### DATA PROVIDED:
****************

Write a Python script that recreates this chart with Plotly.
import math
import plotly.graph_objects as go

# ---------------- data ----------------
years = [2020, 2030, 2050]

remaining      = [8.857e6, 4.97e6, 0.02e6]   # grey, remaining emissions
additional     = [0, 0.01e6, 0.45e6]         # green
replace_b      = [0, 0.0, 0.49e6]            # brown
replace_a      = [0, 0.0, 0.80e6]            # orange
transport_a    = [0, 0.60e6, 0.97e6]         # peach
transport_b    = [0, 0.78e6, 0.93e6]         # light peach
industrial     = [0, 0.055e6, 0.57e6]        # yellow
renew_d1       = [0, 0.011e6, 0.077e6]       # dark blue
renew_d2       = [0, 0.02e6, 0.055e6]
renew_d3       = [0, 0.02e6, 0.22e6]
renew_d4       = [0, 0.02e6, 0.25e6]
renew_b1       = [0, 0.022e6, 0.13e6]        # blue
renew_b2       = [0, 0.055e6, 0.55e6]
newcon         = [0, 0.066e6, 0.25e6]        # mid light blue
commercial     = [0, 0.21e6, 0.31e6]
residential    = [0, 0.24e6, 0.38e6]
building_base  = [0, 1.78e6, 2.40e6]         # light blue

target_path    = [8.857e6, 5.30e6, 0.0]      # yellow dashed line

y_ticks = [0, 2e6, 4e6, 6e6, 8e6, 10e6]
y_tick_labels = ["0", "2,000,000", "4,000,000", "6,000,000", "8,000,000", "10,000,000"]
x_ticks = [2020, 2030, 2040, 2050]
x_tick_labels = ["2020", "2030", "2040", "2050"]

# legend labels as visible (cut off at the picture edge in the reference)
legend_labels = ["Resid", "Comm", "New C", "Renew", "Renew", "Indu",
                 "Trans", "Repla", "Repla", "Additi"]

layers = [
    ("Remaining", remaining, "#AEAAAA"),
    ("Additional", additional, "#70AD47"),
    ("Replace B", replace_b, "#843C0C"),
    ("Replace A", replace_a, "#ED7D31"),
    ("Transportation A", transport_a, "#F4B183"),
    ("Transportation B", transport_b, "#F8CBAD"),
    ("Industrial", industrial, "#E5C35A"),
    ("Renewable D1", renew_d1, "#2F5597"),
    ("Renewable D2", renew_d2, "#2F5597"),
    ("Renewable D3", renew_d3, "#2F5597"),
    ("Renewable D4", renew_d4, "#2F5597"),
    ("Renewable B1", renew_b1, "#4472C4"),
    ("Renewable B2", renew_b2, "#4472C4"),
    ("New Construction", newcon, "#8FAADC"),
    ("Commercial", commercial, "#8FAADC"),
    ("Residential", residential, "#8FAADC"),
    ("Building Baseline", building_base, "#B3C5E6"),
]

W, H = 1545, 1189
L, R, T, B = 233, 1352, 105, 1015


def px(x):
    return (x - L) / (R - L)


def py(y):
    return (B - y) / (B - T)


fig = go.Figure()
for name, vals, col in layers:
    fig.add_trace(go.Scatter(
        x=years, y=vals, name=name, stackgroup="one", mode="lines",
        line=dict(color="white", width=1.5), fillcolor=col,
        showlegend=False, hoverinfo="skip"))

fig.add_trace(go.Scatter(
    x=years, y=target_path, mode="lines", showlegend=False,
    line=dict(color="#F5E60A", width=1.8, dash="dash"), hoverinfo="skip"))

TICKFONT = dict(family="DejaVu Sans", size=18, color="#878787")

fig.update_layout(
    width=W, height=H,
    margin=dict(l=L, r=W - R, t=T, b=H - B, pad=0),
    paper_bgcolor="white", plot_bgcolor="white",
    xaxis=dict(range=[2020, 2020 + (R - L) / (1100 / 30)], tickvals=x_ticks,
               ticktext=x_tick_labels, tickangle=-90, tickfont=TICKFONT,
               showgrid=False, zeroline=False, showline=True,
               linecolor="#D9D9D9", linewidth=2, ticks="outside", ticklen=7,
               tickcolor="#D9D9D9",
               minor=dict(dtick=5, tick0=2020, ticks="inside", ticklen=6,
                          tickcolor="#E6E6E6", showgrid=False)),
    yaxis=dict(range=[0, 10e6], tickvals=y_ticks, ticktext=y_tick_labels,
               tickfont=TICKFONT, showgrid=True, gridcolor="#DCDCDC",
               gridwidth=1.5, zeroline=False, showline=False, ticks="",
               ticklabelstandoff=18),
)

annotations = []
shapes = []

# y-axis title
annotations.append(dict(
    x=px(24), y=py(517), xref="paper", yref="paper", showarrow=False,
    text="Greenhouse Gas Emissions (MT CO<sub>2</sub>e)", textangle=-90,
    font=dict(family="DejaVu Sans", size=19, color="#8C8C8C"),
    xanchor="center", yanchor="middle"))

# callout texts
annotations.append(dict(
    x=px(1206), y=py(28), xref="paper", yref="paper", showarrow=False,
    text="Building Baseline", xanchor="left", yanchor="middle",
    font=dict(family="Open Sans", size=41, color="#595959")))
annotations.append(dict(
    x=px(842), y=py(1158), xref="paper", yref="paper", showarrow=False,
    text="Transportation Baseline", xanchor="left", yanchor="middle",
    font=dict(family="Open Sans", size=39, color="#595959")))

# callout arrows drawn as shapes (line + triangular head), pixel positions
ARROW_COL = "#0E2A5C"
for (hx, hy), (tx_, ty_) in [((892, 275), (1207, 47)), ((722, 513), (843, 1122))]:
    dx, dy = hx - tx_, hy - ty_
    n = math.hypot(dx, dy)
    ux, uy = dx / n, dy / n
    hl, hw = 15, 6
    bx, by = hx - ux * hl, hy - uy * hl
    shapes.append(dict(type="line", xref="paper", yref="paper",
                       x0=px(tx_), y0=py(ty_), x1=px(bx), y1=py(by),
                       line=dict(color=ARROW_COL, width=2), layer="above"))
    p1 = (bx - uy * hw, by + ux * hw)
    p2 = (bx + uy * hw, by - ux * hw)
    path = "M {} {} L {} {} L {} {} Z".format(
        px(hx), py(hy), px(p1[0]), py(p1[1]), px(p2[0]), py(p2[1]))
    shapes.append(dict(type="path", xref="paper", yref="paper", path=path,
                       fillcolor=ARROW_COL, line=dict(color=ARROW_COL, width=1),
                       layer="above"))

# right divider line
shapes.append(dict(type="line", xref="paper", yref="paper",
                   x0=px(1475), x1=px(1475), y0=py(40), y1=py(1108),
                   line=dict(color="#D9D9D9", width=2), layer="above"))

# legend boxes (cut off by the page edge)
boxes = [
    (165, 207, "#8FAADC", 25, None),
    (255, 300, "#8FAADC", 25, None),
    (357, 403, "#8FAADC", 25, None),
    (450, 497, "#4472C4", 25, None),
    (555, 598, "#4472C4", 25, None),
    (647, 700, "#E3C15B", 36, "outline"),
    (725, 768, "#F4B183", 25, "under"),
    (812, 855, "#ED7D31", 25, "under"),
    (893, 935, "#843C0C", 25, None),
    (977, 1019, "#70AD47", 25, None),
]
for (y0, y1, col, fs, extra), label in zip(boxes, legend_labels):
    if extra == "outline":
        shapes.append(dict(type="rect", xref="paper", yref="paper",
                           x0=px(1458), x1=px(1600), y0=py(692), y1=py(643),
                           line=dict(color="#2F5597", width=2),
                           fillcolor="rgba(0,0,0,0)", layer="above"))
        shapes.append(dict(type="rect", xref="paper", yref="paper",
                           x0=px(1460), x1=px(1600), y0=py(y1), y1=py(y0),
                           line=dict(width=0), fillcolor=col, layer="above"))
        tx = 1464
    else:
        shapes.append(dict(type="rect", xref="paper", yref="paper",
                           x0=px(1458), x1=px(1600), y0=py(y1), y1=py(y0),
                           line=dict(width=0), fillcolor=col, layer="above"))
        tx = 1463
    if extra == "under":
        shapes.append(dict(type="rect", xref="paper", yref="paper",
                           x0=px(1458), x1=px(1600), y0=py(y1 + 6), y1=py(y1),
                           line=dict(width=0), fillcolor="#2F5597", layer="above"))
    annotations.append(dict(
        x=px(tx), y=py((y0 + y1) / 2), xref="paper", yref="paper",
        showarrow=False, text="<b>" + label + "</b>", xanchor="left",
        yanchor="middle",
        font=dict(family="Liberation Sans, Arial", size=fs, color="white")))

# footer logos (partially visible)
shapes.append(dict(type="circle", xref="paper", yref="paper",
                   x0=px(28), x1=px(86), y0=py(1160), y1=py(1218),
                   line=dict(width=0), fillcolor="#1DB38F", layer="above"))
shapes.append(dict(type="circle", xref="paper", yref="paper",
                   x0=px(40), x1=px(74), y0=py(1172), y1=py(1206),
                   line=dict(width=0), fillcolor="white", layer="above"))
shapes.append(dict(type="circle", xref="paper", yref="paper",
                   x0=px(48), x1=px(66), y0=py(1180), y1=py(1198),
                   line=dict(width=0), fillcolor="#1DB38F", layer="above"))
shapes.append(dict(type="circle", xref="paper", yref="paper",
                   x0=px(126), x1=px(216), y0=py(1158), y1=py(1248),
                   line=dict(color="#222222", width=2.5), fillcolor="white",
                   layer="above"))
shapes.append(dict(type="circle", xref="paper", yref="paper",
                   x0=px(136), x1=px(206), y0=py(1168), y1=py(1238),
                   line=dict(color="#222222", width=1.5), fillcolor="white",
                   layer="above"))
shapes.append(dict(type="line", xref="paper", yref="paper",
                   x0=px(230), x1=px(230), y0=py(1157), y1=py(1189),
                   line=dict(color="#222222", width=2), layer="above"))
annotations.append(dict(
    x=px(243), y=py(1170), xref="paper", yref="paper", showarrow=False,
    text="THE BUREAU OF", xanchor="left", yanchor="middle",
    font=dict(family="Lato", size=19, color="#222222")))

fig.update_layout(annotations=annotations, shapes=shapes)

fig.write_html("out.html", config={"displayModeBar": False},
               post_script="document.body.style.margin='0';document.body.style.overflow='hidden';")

****************

### TASK BRIEF:
Print, please, the lines from the first line of the material through the line that contains "years = [2020, 2030, 2050]", exactly as written and with nothing added.

### THE OUTPUT:
Write a Python script that recreates this chart with Plotly.
import math
import plotly.graph_objects as go

# ---------------- data ----------------
years = [2020, 2030, 2050]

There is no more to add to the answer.